• REQUIRED WORK: Copy out the data below from the line containing "Rebuild this chart as a Python" to the line containing "from matplotlib.lines import Line2D", both lines included, with all images left out.

• DATA FOR PROCESSING:
(begin)

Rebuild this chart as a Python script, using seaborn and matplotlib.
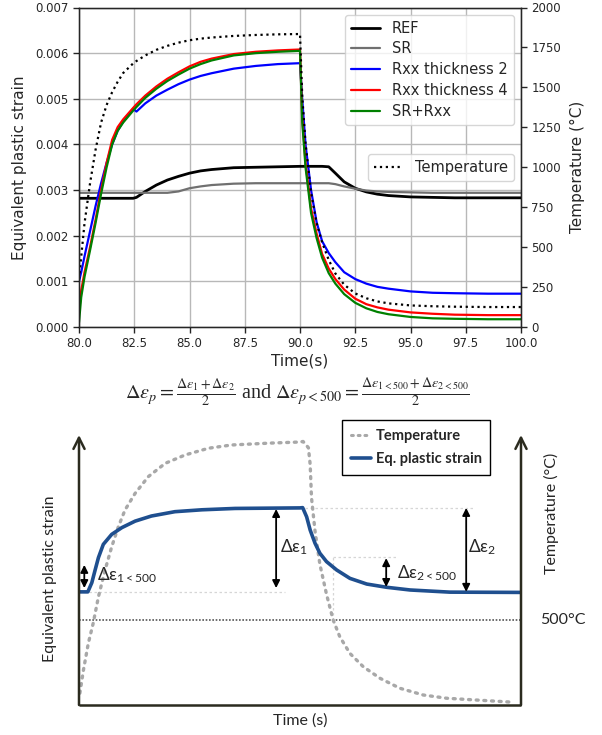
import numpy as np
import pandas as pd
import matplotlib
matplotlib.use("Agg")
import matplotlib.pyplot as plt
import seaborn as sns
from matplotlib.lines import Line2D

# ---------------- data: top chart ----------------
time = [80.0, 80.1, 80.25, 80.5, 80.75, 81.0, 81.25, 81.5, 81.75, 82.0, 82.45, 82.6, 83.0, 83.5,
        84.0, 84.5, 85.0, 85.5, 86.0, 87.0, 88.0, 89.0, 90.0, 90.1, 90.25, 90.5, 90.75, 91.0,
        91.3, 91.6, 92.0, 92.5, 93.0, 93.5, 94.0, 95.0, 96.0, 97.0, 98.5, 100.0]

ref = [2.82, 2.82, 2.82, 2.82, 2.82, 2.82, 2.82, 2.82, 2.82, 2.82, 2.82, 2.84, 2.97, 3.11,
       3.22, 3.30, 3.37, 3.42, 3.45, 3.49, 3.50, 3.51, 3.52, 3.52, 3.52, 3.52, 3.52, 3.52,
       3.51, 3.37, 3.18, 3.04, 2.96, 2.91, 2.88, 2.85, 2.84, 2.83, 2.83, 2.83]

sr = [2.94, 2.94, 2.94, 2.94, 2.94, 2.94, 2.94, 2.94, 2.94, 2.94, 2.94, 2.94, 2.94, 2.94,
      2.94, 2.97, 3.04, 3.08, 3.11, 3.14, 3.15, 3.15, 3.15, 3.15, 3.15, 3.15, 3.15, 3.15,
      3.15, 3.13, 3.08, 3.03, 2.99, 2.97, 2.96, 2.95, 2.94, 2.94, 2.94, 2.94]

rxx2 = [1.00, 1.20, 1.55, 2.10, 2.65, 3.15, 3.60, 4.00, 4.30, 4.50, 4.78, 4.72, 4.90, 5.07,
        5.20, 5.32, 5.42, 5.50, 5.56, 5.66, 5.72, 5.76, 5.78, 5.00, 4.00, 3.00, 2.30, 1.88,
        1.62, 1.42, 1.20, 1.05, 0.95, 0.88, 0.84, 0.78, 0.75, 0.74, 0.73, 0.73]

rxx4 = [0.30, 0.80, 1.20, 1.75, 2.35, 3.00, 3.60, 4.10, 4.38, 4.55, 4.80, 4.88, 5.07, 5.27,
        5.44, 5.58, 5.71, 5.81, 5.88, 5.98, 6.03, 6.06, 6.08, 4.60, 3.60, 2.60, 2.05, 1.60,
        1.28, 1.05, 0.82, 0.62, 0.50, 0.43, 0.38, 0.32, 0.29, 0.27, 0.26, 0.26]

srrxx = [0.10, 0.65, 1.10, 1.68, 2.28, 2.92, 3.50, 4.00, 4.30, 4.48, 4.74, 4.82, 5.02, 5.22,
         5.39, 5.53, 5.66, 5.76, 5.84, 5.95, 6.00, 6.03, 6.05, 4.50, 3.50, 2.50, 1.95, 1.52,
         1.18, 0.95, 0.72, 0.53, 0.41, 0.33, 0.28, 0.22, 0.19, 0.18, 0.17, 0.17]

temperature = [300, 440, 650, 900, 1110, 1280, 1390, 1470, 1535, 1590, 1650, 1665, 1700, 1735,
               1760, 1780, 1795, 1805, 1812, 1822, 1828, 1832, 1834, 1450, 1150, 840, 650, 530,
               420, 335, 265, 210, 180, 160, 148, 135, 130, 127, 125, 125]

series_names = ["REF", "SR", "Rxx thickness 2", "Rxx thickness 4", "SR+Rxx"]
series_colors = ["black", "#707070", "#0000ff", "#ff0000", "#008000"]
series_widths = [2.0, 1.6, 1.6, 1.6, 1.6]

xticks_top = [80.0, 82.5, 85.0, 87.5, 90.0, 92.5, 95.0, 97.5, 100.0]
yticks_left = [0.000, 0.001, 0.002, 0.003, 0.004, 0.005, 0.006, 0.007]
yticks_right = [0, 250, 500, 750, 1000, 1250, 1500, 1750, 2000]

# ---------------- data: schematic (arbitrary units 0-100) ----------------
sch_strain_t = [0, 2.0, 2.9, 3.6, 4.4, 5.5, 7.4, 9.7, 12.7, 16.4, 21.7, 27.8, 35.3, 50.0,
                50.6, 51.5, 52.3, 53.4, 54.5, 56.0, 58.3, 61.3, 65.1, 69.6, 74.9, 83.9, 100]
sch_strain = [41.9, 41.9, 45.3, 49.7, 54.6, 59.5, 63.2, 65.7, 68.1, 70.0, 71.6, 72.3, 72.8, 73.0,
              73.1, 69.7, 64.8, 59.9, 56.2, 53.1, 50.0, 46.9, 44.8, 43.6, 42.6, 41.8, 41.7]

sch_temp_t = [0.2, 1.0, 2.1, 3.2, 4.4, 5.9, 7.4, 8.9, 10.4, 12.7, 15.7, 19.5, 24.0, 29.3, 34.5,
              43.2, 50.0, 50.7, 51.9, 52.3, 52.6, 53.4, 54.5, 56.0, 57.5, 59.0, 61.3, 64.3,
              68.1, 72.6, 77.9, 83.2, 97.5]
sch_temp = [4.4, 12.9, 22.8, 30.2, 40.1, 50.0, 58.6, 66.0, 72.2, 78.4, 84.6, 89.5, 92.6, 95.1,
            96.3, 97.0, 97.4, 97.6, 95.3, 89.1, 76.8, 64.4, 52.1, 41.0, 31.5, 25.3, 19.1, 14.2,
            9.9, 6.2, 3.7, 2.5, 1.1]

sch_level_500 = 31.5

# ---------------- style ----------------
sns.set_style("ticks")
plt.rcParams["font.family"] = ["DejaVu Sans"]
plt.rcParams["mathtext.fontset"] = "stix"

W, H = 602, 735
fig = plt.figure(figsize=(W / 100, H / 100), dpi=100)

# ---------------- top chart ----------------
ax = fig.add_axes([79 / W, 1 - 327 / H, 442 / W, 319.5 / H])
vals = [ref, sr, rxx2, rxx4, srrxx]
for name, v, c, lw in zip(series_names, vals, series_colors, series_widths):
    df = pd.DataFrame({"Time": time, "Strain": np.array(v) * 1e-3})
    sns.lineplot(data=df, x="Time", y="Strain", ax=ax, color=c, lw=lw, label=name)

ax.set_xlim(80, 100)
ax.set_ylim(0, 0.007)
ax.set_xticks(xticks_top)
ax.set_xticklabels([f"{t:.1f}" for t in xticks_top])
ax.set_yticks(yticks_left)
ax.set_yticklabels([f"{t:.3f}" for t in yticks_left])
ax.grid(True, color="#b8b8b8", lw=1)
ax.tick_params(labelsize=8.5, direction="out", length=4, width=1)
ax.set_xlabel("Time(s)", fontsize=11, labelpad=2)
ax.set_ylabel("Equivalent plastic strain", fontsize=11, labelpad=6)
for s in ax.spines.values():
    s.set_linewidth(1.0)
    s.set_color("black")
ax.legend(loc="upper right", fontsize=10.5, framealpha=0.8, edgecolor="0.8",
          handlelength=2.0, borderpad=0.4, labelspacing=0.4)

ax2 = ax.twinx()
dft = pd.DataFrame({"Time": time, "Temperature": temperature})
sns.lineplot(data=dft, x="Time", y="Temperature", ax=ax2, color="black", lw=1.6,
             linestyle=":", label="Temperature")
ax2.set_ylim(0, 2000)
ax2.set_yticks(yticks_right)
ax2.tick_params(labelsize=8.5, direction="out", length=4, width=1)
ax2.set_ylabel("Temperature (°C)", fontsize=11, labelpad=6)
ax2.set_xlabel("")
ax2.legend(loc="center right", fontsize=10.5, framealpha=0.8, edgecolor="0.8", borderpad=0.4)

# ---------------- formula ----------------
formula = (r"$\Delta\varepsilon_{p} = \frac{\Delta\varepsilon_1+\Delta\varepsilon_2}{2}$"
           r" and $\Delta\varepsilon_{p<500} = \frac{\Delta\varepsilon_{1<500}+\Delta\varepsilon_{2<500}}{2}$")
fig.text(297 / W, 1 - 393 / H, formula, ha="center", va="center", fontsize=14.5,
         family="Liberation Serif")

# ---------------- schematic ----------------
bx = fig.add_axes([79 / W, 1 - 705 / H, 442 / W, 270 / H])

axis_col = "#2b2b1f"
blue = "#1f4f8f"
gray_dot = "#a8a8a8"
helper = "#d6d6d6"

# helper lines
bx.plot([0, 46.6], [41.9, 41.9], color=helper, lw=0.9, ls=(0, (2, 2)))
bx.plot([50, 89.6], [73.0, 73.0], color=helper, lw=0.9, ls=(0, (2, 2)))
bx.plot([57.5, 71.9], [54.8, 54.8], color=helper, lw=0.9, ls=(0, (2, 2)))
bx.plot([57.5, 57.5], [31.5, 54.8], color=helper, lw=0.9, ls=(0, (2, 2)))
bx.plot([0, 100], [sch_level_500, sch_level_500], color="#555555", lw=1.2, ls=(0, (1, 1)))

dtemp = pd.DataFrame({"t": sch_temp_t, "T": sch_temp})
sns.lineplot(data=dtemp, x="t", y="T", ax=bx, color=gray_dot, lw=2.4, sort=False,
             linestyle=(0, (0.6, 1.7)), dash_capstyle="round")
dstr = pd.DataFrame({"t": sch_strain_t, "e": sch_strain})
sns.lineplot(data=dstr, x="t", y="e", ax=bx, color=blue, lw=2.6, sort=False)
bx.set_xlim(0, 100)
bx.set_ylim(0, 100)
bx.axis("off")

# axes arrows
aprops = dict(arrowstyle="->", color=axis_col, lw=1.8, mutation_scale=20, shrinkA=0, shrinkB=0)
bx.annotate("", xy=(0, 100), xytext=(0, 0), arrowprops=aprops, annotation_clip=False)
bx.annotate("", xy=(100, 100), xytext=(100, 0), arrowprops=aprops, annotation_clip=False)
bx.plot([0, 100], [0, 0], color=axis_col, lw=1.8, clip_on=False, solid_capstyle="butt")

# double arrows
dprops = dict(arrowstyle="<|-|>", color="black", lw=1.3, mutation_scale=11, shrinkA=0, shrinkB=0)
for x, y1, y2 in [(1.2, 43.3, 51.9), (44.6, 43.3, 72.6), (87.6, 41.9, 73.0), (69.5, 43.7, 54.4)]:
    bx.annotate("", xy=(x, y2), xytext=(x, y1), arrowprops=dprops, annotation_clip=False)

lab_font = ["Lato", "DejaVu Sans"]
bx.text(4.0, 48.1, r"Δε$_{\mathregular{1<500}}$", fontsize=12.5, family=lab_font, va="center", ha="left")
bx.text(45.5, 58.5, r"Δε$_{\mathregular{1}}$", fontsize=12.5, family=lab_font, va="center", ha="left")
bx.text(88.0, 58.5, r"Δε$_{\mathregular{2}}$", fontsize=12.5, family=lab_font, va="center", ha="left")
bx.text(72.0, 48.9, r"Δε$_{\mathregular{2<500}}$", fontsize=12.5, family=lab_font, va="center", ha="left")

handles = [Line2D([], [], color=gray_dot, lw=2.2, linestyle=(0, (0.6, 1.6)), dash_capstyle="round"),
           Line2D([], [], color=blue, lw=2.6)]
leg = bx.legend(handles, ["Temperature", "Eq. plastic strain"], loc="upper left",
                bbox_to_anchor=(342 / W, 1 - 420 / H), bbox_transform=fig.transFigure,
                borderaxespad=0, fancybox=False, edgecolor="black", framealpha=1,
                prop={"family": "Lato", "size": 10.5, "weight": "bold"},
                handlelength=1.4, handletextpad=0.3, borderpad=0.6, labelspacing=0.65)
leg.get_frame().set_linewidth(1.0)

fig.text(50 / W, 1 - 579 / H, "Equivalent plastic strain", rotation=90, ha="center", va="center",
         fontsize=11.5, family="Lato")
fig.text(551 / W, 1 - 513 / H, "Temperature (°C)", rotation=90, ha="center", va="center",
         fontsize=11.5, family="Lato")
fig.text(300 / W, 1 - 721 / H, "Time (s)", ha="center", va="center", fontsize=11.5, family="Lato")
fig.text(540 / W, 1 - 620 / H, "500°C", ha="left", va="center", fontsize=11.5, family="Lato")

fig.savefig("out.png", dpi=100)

(end)
(begin)

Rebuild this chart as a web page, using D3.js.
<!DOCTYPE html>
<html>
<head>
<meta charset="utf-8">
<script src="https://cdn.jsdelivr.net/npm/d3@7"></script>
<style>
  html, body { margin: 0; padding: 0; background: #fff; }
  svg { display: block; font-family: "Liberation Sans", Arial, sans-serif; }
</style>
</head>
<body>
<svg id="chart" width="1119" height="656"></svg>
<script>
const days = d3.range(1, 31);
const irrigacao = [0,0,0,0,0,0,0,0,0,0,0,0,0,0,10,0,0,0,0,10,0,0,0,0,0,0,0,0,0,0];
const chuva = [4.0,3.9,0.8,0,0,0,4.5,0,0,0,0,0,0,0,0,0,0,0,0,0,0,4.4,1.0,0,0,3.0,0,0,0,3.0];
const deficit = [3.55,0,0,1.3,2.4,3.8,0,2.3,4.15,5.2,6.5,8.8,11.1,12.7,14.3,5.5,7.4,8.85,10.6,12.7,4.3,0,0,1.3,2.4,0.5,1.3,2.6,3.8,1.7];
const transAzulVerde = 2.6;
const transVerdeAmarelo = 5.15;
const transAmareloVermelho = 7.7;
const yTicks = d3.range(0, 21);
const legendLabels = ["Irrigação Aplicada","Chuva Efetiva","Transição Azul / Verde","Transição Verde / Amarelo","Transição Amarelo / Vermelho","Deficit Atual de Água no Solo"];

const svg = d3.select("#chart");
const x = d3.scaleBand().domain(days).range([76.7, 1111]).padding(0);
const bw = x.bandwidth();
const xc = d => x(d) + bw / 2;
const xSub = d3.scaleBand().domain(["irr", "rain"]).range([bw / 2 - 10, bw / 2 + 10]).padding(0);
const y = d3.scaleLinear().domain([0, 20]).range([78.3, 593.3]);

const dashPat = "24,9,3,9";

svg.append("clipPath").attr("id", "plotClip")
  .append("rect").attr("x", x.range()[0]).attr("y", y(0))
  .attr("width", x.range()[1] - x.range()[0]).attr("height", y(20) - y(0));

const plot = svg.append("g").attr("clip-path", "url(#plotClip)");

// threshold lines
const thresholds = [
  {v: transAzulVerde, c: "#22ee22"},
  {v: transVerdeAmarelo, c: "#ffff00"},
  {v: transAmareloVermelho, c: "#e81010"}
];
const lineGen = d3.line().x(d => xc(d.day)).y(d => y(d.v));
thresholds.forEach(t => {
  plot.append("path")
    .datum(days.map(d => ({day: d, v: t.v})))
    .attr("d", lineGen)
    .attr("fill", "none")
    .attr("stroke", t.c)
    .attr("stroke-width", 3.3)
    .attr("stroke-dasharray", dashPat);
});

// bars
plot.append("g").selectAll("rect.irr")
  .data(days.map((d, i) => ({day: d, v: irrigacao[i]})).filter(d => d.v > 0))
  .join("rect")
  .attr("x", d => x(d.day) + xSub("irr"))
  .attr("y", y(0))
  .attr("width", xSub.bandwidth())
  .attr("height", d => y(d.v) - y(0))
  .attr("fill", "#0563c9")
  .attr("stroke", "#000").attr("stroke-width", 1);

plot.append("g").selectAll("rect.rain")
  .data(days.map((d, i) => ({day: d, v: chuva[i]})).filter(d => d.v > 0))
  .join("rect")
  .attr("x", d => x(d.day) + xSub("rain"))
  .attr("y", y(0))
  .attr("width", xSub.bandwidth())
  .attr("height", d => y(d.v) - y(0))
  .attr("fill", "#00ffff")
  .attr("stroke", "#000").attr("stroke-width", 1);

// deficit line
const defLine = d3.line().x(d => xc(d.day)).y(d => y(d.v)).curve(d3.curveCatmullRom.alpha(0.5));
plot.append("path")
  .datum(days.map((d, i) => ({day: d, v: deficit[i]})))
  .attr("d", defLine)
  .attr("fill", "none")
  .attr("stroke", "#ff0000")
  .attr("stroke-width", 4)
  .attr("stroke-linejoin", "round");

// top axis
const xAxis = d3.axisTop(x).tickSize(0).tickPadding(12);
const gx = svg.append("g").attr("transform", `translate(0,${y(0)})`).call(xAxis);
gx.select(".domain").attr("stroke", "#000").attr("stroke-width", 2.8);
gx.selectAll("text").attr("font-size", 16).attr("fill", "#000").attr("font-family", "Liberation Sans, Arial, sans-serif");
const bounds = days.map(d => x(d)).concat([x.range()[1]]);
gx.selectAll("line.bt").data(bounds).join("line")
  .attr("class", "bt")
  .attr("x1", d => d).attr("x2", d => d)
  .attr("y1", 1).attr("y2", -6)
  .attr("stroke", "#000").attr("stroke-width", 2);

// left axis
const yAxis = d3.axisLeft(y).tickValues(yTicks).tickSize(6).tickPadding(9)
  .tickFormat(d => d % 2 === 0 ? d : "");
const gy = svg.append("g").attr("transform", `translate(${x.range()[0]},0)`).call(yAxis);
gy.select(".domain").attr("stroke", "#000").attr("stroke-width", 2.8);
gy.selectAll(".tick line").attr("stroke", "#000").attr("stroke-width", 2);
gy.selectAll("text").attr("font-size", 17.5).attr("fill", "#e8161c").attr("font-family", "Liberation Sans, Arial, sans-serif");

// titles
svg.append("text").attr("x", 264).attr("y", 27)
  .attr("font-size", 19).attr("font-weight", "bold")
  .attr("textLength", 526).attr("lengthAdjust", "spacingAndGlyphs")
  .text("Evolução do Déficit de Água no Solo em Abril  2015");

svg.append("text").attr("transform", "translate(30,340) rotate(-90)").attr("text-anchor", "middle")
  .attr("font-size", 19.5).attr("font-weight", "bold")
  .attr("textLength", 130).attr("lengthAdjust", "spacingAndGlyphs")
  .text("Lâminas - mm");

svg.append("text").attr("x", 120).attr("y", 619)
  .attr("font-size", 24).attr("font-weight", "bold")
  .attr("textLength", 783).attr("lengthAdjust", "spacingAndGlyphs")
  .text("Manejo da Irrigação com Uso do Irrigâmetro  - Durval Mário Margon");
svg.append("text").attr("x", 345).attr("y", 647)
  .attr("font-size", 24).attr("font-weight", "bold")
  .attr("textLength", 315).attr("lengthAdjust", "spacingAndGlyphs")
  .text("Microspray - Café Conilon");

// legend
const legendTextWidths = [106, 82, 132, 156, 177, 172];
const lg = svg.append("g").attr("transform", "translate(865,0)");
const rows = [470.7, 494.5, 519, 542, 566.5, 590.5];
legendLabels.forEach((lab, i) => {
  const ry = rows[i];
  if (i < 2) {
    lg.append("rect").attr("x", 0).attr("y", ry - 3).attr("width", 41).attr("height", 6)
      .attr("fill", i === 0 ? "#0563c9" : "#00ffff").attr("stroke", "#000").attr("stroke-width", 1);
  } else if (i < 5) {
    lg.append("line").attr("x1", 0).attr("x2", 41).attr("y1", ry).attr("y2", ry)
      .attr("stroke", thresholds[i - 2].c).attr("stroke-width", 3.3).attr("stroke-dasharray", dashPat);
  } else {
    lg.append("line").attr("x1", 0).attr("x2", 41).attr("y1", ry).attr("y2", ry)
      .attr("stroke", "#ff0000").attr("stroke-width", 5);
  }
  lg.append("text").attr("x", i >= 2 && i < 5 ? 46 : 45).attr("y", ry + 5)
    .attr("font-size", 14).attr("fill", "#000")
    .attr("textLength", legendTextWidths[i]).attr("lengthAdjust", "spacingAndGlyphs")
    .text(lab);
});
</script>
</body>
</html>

(end)

• SOLUTION TO THIS TASK:
Rebuild this chart as a Python script, using seaborn and matplotlib.
import numpy as np
import pandas as pd
import matplotlib
matplotlib.use("Agg")
import matplotlib.pyplot as plt
import seaborn as sns
from matplotlib.lines import Line2D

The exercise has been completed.